# DATA FOR THIS EXERCISE
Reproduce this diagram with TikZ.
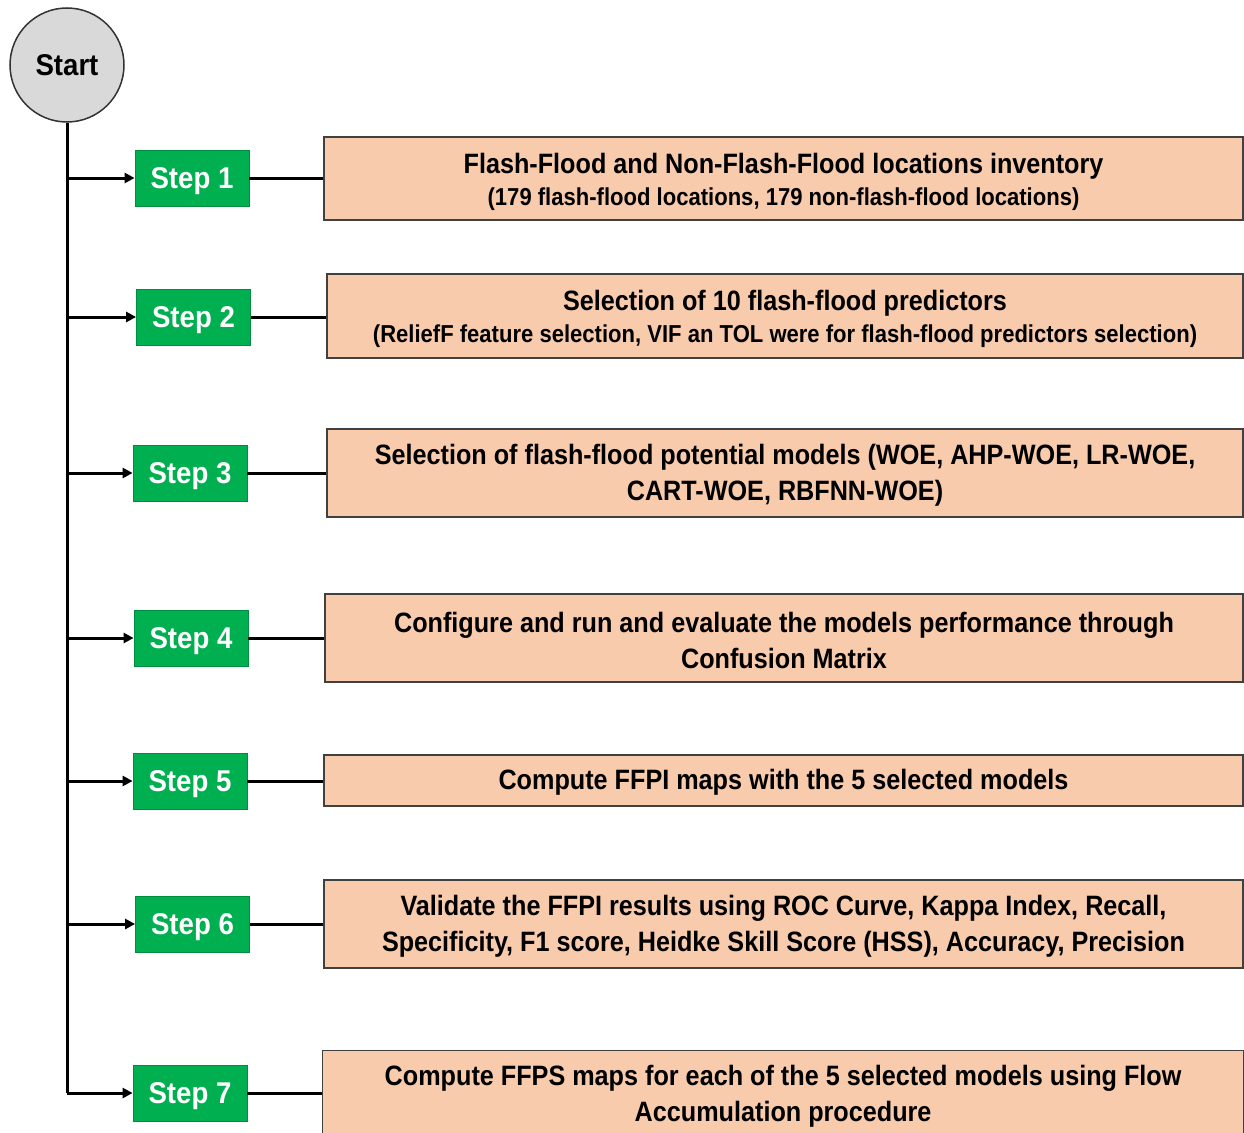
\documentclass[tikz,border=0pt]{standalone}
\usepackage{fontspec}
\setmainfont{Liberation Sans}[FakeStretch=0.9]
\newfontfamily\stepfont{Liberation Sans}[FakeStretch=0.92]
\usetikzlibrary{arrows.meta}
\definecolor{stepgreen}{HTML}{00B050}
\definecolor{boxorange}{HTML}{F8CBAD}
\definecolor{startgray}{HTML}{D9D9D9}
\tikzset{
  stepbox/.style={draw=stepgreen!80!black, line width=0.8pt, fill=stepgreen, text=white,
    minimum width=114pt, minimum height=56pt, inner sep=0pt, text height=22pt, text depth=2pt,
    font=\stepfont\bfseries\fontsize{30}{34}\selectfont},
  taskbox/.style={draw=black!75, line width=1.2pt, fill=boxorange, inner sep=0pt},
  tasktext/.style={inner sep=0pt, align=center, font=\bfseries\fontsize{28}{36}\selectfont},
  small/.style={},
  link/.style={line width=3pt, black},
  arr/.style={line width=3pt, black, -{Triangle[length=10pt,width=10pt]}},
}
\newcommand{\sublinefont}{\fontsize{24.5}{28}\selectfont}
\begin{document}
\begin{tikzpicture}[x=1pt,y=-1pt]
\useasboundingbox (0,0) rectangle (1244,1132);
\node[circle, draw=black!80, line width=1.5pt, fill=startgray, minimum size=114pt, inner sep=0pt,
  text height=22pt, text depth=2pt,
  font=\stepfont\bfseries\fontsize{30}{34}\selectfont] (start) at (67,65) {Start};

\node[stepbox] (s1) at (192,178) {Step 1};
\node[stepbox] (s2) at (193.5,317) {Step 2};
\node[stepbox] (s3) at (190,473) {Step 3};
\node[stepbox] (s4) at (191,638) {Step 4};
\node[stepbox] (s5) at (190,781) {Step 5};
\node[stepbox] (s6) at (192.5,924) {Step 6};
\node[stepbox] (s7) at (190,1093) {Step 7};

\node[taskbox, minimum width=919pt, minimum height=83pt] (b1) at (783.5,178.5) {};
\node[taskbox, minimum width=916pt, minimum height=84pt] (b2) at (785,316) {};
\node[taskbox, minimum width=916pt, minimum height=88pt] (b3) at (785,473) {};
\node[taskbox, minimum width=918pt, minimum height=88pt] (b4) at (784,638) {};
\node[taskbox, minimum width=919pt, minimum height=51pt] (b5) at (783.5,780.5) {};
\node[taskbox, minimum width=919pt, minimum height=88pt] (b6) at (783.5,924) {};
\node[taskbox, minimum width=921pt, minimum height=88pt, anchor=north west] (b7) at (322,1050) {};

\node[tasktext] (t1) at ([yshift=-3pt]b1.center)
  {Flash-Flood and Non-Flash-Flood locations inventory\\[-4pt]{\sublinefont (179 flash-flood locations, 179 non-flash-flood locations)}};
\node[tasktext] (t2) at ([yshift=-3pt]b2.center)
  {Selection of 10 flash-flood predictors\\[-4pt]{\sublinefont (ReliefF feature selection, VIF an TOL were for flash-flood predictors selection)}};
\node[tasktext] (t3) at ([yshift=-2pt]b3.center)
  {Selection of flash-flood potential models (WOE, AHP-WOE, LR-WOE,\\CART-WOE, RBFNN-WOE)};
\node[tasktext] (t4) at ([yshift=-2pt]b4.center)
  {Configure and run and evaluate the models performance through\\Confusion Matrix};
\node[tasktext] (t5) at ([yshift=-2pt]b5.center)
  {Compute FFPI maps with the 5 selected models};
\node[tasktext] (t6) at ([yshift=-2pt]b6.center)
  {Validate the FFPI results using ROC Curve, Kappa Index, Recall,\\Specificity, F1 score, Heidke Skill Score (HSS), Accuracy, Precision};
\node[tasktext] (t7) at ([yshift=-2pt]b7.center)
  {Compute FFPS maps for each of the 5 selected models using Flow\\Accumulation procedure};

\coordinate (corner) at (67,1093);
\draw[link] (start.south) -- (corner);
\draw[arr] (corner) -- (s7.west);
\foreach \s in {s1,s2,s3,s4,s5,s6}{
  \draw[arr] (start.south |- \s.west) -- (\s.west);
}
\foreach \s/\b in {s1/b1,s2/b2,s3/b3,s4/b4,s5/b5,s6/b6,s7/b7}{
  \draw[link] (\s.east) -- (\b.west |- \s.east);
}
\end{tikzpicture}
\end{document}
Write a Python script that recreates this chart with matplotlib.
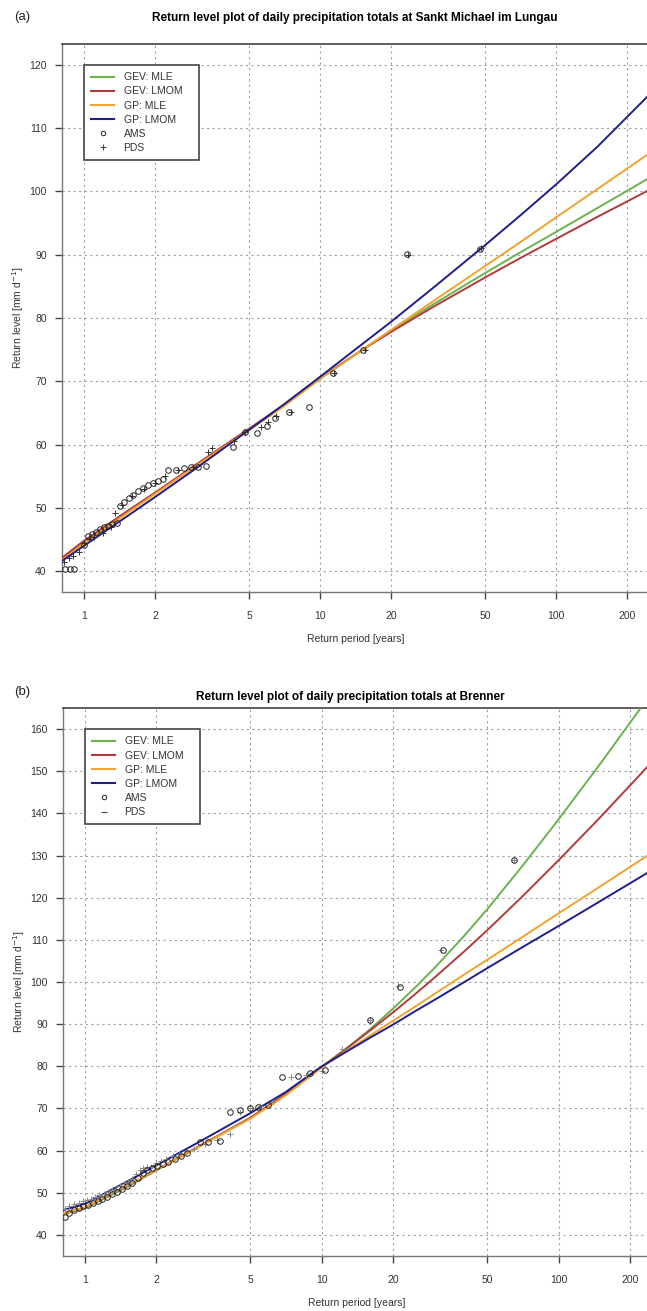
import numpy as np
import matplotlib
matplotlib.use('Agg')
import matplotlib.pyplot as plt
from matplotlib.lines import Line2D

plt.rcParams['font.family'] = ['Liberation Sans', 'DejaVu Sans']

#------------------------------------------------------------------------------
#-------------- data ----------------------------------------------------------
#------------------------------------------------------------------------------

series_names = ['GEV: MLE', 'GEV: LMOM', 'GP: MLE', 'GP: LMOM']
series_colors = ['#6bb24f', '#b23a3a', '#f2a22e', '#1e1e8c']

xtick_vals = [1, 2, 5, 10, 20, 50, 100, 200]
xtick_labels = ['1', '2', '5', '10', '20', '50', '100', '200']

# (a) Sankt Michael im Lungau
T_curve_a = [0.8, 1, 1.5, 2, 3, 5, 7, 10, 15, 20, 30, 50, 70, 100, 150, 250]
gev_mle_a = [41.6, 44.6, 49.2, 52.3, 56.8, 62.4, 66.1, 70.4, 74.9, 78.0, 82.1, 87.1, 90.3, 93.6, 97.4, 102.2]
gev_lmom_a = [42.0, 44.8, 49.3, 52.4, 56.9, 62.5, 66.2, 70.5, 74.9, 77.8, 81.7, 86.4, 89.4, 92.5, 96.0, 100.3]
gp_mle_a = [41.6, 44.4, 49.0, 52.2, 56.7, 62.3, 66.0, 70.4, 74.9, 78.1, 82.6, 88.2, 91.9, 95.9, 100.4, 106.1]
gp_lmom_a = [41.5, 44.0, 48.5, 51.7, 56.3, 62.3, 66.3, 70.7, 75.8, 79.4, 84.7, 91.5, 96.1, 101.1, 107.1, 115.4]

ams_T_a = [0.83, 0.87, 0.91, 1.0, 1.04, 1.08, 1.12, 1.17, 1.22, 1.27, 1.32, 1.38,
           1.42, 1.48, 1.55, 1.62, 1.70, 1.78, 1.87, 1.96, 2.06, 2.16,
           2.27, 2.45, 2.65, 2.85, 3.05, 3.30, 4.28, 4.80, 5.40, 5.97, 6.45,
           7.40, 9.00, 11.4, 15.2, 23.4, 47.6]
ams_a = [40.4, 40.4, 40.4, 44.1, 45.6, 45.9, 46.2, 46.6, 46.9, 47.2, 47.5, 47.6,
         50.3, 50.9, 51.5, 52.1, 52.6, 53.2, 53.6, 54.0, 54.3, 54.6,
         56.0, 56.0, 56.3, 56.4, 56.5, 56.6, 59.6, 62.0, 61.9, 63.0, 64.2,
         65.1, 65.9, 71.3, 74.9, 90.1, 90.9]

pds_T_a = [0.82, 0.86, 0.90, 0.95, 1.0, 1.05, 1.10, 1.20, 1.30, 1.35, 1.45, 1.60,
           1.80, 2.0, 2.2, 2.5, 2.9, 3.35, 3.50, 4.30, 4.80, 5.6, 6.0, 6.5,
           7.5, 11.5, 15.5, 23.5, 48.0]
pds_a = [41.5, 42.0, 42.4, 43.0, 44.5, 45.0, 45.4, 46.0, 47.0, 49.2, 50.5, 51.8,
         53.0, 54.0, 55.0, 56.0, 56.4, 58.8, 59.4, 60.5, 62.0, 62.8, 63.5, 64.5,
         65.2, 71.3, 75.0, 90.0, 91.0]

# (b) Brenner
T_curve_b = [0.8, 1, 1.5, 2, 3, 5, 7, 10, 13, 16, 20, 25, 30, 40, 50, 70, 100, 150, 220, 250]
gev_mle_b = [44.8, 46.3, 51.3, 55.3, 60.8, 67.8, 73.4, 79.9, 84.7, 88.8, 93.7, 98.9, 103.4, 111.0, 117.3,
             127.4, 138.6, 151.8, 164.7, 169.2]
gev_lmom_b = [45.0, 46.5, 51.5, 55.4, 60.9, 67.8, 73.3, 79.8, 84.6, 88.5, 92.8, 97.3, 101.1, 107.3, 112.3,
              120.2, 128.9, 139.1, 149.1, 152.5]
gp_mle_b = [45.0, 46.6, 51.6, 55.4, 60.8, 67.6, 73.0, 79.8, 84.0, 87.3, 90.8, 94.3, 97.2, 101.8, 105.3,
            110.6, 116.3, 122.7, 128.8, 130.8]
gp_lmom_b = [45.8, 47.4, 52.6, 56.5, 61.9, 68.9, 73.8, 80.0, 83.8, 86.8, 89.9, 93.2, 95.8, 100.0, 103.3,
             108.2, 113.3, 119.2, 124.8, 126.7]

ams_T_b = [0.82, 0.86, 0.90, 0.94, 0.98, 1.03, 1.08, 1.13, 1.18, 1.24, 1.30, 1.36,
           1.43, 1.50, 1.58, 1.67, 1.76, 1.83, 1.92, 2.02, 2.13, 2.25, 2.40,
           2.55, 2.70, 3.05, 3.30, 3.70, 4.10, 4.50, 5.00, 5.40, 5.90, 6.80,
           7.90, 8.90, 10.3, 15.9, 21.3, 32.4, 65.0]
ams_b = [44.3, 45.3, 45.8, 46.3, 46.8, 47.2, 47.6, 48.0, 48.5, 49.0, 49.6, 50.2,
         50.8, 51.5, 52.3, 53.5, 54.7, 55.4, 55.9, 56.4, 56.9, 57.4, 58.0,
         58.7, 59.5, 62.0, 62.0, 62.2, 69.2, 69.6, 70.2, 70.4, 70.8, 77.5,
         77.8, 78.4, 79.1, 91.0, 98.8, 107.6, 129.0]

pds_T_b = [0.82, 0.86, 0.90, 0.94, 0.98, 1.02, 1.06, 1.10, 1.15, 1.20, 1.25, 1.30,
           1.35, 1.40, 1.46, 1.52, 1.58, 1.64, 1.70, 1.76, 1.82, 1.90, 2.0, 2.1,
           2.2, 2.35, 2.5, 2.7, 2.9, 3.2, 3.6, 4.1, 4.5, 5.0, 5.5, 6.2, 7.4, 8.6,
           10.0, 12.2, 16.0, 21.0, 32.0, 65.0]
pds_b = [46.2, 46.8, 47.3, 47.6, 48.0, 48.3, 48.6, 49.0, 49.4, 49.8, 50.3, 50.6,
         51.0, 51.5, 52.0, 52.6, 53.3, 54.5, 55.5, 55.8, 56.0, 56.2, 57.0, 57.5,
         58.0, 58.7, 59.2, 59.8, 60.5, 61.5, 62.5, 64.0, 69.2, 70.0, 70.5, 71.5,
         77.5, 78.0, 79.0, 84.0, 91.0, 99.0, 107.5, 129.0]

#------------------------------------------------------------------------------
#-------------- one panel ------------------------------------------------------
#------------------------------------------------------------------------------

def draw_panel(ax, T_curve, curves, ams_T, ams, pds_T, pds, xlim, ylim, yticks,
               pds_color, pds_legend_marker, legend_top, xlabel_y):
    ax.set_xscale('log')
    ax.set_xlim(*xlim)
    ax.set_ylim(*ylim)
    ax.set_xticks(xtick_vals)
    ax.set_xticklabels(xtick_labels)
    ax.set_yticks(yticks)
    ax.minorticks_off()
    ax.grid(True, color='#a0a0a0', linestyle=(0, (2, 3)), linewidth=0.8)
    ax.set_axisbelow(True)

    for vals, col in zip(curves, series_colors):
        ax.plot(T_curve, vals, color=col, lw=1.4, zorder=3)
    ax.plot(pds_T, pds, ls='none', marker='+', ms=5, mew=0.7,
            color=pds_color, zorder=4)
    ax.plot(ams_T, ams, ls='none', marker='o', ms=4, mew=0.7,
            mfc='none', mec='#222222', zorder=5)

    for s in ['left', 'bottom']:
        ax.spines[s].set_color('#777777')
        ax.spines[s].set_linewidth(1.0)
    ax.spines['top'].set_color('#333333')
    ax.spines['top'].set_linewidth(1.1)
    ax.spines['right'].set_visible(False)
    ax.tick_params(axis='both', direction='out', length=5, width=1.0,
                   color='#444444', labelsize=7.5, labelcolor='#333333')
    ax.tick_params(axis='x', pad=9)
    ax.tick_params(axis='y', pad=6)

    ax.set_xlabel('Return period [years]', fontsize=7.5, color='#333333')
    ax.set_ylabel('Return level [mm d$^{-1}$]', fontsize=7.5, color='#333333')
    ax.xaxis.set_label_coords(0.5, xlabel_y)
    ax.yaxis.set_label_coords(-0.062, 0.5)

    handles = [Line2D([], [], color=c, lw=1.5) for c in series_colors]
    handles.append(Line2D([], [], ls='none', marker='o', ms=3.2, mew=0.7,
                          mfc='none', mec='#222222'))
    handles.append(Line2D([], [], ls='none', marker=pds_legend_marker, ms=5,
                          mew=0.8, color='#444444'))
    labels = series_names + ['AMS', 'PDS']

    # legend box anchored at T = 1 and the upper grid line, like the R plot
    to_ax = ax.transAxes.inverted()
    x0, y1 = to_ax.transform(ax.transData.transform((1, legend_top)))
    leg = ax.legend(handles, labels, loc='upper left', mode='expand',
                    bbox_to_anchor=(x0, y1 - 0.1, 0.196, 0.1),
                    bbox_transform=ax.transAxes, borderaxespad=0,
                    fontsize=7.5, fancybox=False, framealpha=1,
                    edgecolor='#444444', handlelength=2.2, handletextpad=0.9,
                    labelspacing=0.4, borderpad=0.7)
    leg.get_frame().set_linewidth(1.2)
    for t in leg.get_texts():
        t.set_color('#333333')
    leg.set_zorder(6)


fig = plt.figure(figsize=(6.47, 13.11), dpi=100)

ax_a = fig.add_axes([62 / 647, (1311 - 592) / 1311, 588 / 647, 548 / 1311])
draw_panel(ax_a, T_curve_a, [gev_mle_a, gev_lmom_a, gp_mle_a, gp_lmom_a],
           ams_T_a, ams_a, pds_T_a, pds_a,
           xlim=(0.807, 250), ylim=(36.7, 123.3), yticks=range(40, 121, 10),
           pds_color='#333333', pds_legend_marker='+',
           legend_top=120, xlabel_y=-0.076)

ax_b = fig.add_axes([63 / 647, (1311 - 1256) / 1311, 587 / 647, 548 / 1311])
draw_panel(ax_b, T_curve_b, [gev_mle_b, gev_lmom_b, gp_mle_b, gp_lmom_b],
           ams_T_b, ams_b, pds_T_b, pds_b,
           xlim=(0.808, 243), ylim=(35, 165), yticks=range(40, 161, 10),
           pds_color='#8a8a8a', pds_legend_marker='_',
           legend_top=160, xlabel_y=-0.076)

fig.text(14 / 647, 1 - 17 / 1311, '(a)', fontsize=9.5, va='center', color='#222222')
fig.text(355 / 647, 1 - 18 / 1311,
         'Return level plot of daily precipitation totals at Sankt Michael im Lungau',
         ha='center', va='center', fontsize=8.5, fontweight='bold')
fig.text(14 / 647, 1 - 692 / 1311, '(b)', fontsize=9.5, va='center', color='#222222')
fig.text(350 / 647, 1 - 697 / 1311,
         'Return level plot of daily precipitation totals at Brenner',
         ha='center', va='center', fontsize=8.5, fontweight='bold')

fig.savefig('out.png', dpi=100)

# WHAT IS NEEDED
Output the records above as they stand, from the first line to the line with "minimum width=921pt, minimum", inclusive, and exclude the pictures.

# REPLY TO THE TASK
Reproduce this diagram with TikZ.
\documentclass[tikz,border=0pt]{standalone}
\usepackage{fontspec}
\setmainfont{Liberation Sans}[FakeStretch=0.9]
\newfontfamily\stepfont{Liberation Sans}[FakeStretch=0.92]
\usetikzlibrary{arrows.meta}
\definecolor{stepgreen}{HTML}{00B050}
\definecolor{boxorange}{HTML}{F8CBAD}
\definecolor{startgray}{HTML}{D9D9D9}
\tikzset{
  stepbox/.style={draw=stepgreen!80!black, line width=0.8pt, fill=stepgreen, text=white,
    minimum width=114pt, minimum height=56pt, inner sep=0pt, text height=22pt, text depth=2pt,
    font=\stepfont\bfseries\fontsize{30}{34}\selectfont},
  taskbox/.style={draw=black!75, line width=1.2pt, fill=boxorange, inner sep=0pt},
  tasktext/.style={inner sep=0pt, align=center, font=\bfseries\fontsize{28}{36}\selectfont},
  small/.style={},
  link/.style={line width=3pt, black},
  arr/.style={line width=3pt, black, -{Triangle[length=10pt,width=10pt]}},
}
\newcommand{\sublinefont}{\fontsize{24.5}{28}\selectfont}
\begin{document}
\begin{tikzpicture}[x=1pt,y=-1pt]
\useasboundingbox (0,0) rectangle (1244,1132);
\node[circle, draw=black!80, line width=1.5pt, fill=startgray, minimum size=114pt, inner sep=0pt,
  text height=22pt, text depth=2pt,
  font=\stepfont\bfseries\fontsize{30}{34}\selectfont] (start) at (67,65) {Start};

\node[stepbox] (s1) at (192,178) {Step 1};
\node[stepbox] (s2) at (193.5,317) {Step 2};
\node[stepbox] (s3) at (190,473) {Step 3};
\node[stepbox] (s4) at (191,638) {Step 4};
\node[stepbox] (s5) at (190,781) {Step 5};
\node[stepbox] (s6) at (192.5,924) {Step 6};
\node[stepbox] (s7) at (190,1093) {Step 7};

\node[taskbox, minimum width=919pt, minimum height=83pt] (b1) at (783.5,178.5) {};
\node[taskbox, minimum width=916pt, minimum height=84pt] (b2) at (785,316) {};
\node[taskbox, minimum width=916pt, minimum height=88pt] (b3) at (785,473) {};
\node[taskbox, minimum width=918pt, minimum height=88pt] (b4) at (784,638) {};
\node[taskbox, minimum width=919pt, minimum height=51pt] (b5) at (783.5,780.5) {};
\node[taskbox, minimum width=919pt, minimum height=88pt] (b6) at (783.5,924) {};
\node[taskbox, minimum width=921pt, minimum height=88pt, anchor=north west] (b7) at (322,1050) {};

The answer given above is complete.